A teoria é inaceitável para Parmênides porque supõe a unidade e a multiplicidade (ou a contradição, ainda que apenas para o múltiplo).

Eis o primeiro argumento do filósofo de Eléia:

Se as coisas particulares participam da forma da beleza, ou da semelhança, ou da extensão, elas são ou bonitas, ou semelhantes, ou extensas. Cada coisa particular deve receber ou o todo da forma de que participar, ou uma parte. De um modo ou de outro, a forma se torna múltipla. No primeiro caso, por multiplicação. No segundo, por divisão. Em qualquer dos casos, não será una.

A resposta de Sócrates, embora tímida, é ótima e se resume na afirmação de que as formas são paradigmas, não coisas sensíveis, que podem ser divididas ou multiplicadas.

Ow, Parmênides, quer medir idéia com esquadro?

O mais interessante no diálogo entre Sócrates e Parmênides é a imagem do jovenzinho promissor, mas ainda ingênuo e incipiente, apresentando problemas para gente grande pensar. Lembrei-me de Cristo conversando com os doutores do templo.

Monday, May 05, 2008

Apareceu o oportunismo

Uma tal Teresa de Lisieux é uma santa esperta. Começou a aparecer poucos dias antes do ataque terrorista ao World Trade Center. Alguns moradores de Nova Iorque garantem ter visto a santa na noite de 4 de setembro e nas cinco noites seguintes, até o dia do ataque, avisando que coisas terríveis iriam acontecer muito em breve.

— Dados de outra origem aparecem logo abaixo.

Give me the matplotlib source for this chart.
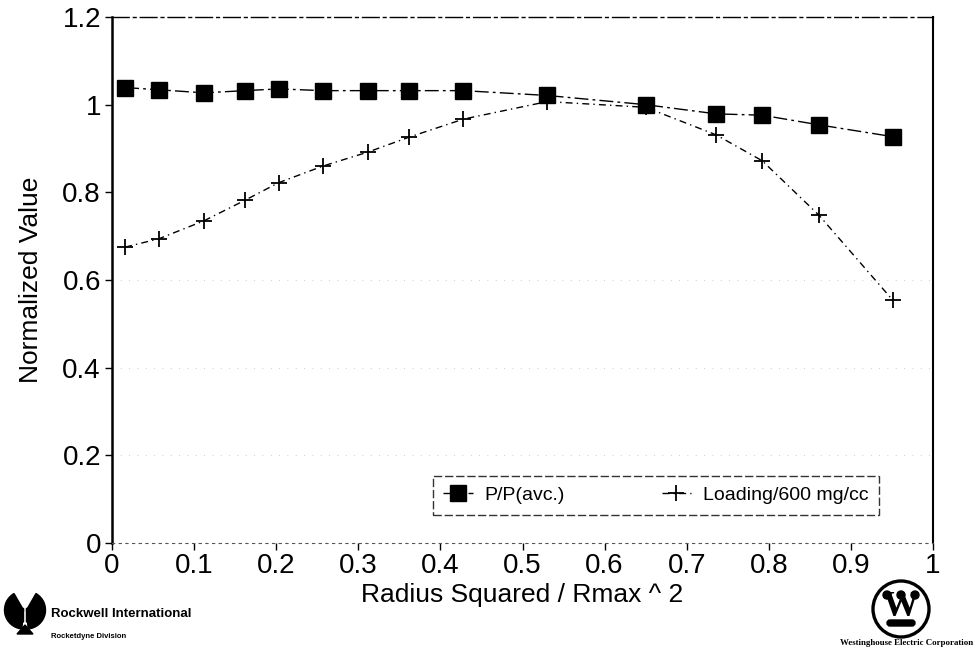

Cá entre nós: de que vale a santa aparecer para dizer que coisas horríveis vão acontecer? Quem é que pode se precaver com um aviso tão vago assim?

Bem, eu vou participar da festa e prever que coisas terríveis vão acontecer brevemente.

Se for um terremoto em qualquer parte do mundo, está valendo.

Se for um ciclone, igualmente.

Um desabamento? Acertei.

Um tsunami? idem.

A morte de uma figura da política internacional? Acertei.

Um ator? Uma atriz? Um cantor? Acertei também (pode ser terrível, sim. Até hoje não superamos Elvis).

Como disse, a santa é esperta. Sua previsão é infalível.

Sobretudo, porque foi feita dois anos depois do 11 de setembro.

Saturday, May 03, 2008

Relevo selvagem

"Quem quereria denominar sublimes também massas informes de cordilheiras amontoadas umas sobre outras em desordem selvagem com suas pirâmides de gelo, ou o sombrio mar furioso etc.?"

Kant, Crítica da Faculdade de Julgar, 26.

Thursday, May 01, 2008

Diversão não

"As pessoas querem divertir-se. Uma experiência plenamente concentrada e consciente de arte só é possível para aqueles cujas vidas não colocam um tal stress, não impõem tanta solicitação, a ponto de, em seu tempo livre, eles só quererem alívio simultaneneamente do tédio e do esforço." (Theodor Adorno, Sobre a Música Popular)

A julgar pelo que Adorno diz no parágrafo acima, querer diversão, querer alívio do tédio e do esforço é condição de impossibilidade de apreciação da arte.

A medida de avaliação da arte (se boa ou não) deve ser externa a ela?